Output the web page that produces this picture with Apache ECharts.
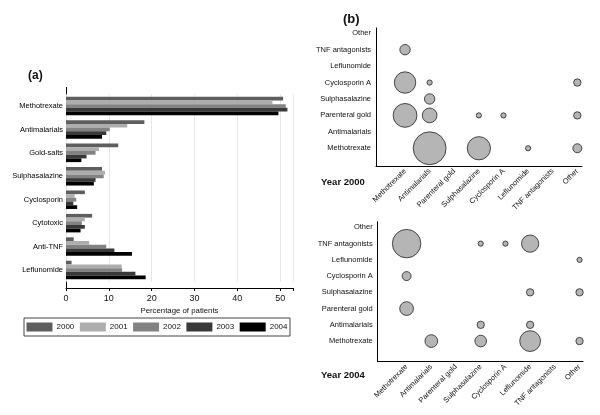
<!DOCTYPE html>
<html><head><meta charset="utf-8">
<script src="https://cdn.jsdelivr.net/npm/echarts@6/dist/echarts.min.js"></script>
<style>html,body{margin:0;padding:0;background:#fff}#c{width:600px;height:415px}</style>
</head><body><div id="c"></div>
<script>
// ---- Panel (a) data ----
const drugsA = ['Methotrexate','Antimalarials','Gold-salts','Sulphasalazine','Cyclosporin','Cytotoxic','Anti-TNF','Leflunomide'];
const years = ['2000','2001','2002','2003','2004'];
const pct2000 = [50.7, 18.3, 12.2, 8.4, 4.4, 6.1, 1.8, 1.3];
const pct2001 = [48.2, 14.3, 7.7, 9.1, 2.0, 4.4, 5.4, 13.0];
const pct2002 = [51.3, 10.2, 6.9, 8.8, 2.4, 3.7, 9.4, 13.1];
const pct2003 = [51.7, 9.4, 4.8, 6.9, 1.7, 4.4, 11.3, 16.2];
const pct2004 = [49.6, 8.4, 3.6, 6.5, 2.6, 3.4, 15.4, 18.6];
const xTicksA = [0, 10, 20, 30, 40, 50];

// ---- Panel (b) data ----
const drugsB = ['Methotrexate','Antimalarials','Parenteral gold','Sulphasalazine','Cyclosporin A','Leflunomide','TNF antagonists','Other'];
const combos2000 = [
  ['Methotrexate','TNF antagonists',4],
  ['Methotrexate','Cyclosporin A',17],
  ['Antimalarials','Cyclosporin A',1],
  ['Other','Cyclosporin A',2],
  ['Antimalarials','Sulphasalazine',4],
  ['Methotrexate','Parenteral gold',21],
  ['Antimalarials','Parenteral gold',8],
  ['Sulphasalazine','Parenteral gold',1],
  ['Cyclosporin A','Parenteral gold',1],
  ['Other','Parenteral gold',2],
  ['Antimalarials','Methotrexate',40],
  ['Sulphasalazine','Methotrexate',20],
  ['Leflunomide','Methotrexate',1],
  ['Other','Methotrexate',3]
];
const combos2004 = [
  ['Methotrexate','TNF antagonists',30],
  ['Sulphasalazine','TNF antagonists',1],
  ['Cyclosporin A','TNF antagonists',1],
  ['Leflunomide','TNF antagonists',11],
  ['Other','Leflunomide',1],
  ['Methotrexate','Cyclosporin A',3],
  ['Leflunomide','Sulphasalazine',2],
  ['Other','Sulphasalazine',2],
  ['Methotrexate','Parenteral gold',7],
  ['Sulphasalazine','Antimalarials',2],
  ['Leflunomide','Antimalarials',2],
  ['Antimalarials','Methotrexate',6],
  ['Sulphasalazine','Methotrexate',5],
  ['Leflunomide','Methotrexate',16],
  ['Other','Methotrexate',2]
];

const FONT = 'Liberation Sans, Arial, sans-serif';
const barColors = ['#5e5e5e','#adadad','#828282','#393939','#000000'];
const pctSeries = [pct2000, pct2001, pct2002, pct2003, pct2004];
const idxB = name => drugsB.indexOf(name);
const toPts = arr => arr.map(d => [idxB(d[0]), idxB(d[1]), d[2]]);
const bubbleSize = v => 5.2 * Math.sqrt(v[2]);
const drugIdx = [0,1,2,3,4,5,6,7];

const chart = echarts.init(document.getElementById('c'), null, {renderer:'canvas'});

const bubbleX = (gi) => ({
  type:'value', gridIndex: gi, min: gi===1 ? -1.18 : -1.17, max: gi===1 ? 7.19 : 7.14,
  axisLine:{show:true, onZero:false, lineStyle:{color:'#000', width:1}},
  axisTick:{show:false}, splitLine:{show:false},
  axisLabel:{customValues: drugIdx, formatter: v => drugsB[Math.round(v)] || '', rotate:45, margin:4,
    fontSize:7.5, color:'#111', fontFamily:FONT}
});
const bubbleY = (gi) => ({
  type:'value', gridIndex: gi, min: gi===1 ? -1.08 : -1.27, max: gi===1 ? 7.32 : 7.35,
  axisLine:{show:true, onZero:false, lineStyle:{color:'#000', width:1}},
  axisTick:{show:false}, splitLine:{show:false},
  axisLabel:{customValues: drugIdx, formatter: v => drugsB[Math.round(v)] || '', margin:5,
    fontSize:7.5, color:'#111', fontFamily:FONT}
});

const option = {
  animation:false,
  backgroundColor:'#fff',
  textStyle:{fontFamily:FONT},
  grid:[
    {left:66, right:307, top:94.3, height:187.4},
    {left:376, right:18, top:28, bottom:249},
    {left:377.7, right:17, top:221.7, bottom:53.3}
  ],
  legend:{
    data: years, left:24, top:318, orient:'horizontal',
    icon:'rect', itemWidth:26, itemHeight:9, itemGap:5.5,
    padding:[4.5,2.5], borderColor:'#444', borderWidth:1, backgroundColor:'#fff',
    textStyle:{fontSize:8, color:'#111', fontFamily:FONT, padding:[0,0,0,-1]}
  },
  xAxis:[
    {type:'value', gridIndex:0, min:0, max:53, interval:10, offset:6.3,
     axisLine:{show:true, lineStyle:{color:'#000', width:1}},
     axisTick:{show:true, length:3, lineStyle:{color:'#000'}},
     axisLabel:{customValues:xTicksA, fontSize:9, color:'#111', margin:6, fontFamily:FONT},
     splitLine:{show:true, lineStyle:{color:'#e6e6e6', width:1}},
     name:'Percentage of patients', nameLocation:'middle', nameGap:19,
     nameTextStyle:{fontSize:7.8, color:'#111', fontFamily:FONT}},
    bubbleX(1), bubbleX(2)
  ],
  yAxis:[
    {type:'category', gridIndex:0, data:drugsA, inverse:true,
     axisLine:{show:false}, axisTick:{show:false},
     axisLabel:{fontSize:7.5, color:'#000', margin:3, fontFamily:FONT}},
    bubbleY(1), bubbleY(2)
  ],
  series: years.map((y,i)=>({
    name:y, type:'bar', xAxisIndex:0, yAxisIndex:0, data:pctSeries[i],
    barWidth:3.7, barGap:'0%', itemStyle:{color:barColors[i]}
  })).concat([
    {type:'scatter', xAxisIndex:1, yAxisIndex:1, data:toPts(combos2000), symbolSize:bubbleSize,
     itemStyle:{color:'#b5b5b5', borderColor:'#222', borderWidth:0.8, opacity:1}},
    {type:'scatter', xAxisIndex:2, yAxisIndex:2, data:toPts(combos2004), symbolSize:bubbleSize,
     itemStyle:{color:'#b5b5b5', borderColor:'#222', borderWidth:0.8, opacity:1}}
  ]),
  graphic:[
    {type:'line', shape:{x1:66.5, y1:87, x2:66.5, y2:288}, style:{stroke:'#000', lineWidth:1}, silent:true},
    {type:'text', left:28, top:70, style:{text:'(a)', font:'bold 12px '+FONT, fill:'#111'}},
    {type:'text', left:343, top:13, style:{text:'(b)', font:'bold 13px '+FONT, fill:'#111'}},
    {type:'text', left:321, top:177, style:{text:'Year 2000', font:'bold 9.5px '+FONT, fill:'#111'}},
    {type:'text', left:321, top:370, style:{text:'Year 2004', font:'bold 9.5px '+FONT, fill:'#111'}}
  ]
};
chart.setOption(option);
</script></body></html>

◆ ◆ ◆ ◆ ◆

Print the complete listing exactly, apart from any pictures.

Completed exercise:
Output the web page that produces this picture with Apache ECharts.
<!DOCTYPE html>
<html><head><meta charset="utf-8">
<script src="https://cdn.jsdelivr.net/npm/echarts@6/dist/echarts.min.js"></script>
<style>html,body{margin:0;padding:0;background:#fff}#c{width:600px;height:415px}</style>
</head><body><div id="c"></div>
<script>
// ---- Panel (a) data ----
const drugsA = ['Methotrexate','Antimalarials','Gold-salts','Sulphasalazine','Cyclosporin','Cytotoxic','Anti-TNF','Leflunomide'];
const years = ['2000','2001','2002','2003','2004'];
const pct2000 = [50.7, 18.3, 12.2, 8.4, 4.4, 6.1, 1.8, 1.3];
const pct2001 = [48.2, 14.3, 7.7, 9.1, 2.0, 4.4, 5.4, 13.0];
const pct2002 = [51.3, 10.2, 6.9, 8.8, 2.4, 3.7, 9.4, 13.1];
const pct2003 = [51.7, 9.4, 4.8, 6.9, 1.7, 4.4, 11.3, 16.2];
const pct2004 = [49.6, 8.4, 3.6, 6.5, 2.6, 3.4, 15.4, 18.6];
const xTicksA = [0, 10, 20, 30, 40, 50];

// ---- Panel (b) data ----
const drugsB = ['Methotrexate','Antimalarials','Parenteral gold','Sulphasalazine','Cyclosporin A','Leflunomide','TNF antagonists','Other'];
const combos2000 = [
  ['Methotrexate','TNF antagonists',4],
  ['Methotrexate','Cyclosporin A',17],
  ['Antimalarials','Cyclosporin A',1],
  ['Other','Cyclosporin A',2],
  ['Antimalarials','Sulphasalazine',4],
  ['Methotrexate','Parenteral gold',21],
  ['Antimalarials','Parenteral gold',8],
  ['Sulphasalazine','Parenteral gold',1],
  ['Cyclosporin A','Parenteral gold',1],
  ['Other','Parenteral gold',2],
  ['Antimalarials','Methotrexate',40],
  ['Sulphasalazine','Methotrexate',20],
  ['Leflunomide','Methotrexate',1],
  ['Other','Methotrexate',3]
];
const combos2004 = [
  ['Methotrexate','TNF antagonists',30],
  ['Sulphasalazine','TNF antagonists',1],
  ['Cyclosporin A','TNF antagonists',1],
  ['Leflunomide','TNF antagonists',11],
  ['Other','Leflunomide',1],
  ['Methotrexate','Cyclosporin A',3],
  ['Leflunomide','Sulphasalazine',2],
  ['Other','Sulphasalazine',2],
  ['Methotrexate','Parenteral gold',7],
  ['Sulphasalazine','Antimalarials',2],
  ['Leflunomide','Antimalarials',2],
  ['Antimalarials','Methotrexate',6],
  ['Sulphasalazine','Methotrexate',5],
  ['Leflunomide','Methotrexate',16],
  ['Other','Methotrexate',2]
];

const FONT = 'Liberation Sans, Arial, sans-serif';
const barColors = ['#5e5e5e','#adadad','#828282','#393939','#000000'];
const pctSeries = [pct2000, pct2001, pct2002, pct2003, pct2004];
const idxB = name => drugsB.indexOf(name);
const toPts = arr => arr.map(d => [idxB(d[0]), idxB(d[1]), d[2]]);
const bubbleSize = v => 5.2 * Math.sqrt(v[2]);
const drugIdx = [0,1,2,3,4,5,6,7];

const chart = echarts.init(document.getElementById('c'), null, {renderer:'canvas'});

const bubbleX = (gi) => ({
  type:'value', gridIndex: gi, min: gi===1 ? -1.18 : -1.17, max: gi===1 ? 7.19 : 7.14,
  axisLine:{show:true, onZero:false, lineStyle:{color:'#000', width:1}},
  axisTick:{show:false}, splitLine:{show:false},
  axisLabel:{customValues: drugIdx, formatter: v => drugsB[Math.round(v)] || '', rotate:45, margin:4,
    fontSize:7.5, color:'#111', fontFamily:FONT}
});
const bubbleY = (gi) => ({
  type:'value', gridIndex: gi, min: gi===1 ? -1.08 : -1.27, max: gi===1 ? 7.32 : 7.35,
  axisLine:{show:true, onZero:false, lineStyle:{color:'#000', width:1}},
  axisTick:{show:false}, splitLine:{show:false},
  axisLabel:{customValues: drugIdx, formatter: v => drugsB[Math.round(v)] || '', margin:5,
    fontSize:7.5, color:'#111', fontFamily:FONT}
});

const option = {
  animation:false,
  backgroundColor:'#fff',
  textStyle:{fontFamily:FONT},
  grid:[
    {left:66, right:307, top:94.3, height:187.4},
    {left:376, right:18, top:28, bottom:249},
    {left:377.7, right:17, top:221.7, bottom:53.3}
  ],
  legend:{
    data: years, left:24, top:318, orient:'horizontal',
    icon:'rect', itemWidth:26, itemHeight:9, itemGap:5.5,
    padding:[4.5,2.5], borderColor:'#444', borderWidth:1, backgroundColor:'#fff',
    textStyle:{fontSize:8, color:'#111', fontFamily:FONT, padding:[0,0,0,-1]}
  },
  xAxis:[
    {type:'value', gridIndex:0, min:0, max:53, interval:10, offset:6.3,
     axisLine:{show:true, lineStyle:{color:'#000', width:1}},
     axisTick:{show:true, length:3, lineStyle:{color:'#000'}},
     axisLabel:{customValues:xTicksA, fontSize:9, color:'#111', margin:6, fontFamily:FONT},
     splitLine:{show:true, lineStyle:{color:'#e6e6e6', width:1}},
     name:'Percentage of patients', nameLocation:'middle', nameGap:19,
     nameTextStyle:{fontSize:7.8, color:'#111', fontFamily:FONT}},
    bubbleX(1), bubbleX(2)
  ],
  yAxis:[
    {type:'category', gridIndex:0, data:drugsA, inverse:true,
     axisLine:{show:false}, axisTick:{show:false},
     axisLabel:{fontSize:7.5, color:'#000', margin:3, fontFamily:FONT}},
    bubbleY(1), bubbleY(2)
  ],
  series: years.map((y,i)=>({
    name:y, type:'bar', xAxisIndex:0, yAxisIndex:0, data:pctSeries[i],
    barWidth:3.7, barGap:'0%', itemStyle:{color:barColors[i]}
  })).concat([
    {type:'scatter', xAxisIndex:1, yAxisIndex:1, data:toPts(combos2000), symbolSize:bubbleSize,
     itemStyle:{color:'#b5b5b5', borderColor:'#222', borderWidth:0.8, opacity:1}},
    {type:'scatter', xAxisIndex:2, yAxisIndex:2, data:toPts(combos2004), symbolSize:bubbleSize,
     itemStyle:{color:'#b5b5b5', borderColor:'#222', borderWidth:0.8, opacity:1}}
  ]),
  graphic:[
    {type:'line', shape:{x1:66.5, y1:87, x2:66.5, y2:288}, style:{stroke:'#000', lineWidth:1}, silent:true},
    {type:'text', left:28, top:70, style:{text:'(a)', font:'bold 12px '+FONT, fill:'#111'}},
    {type:'text', left:343, top:13, style:{text:'(b)', font:'bold 13px '+FONT, fill:'#111'}},
    {type:'text', left:321, top:177, style:{text:'Year 2000', font:'bold 9.5px '+FONT, fill:'#111'}},
    {type:'text', left:321, top:370, style:{text:'Year 2004', font:'bold 9.5px '+FONT, fill:'#111'}}
  ]
};
chart.setOption(option);
</script></body></html>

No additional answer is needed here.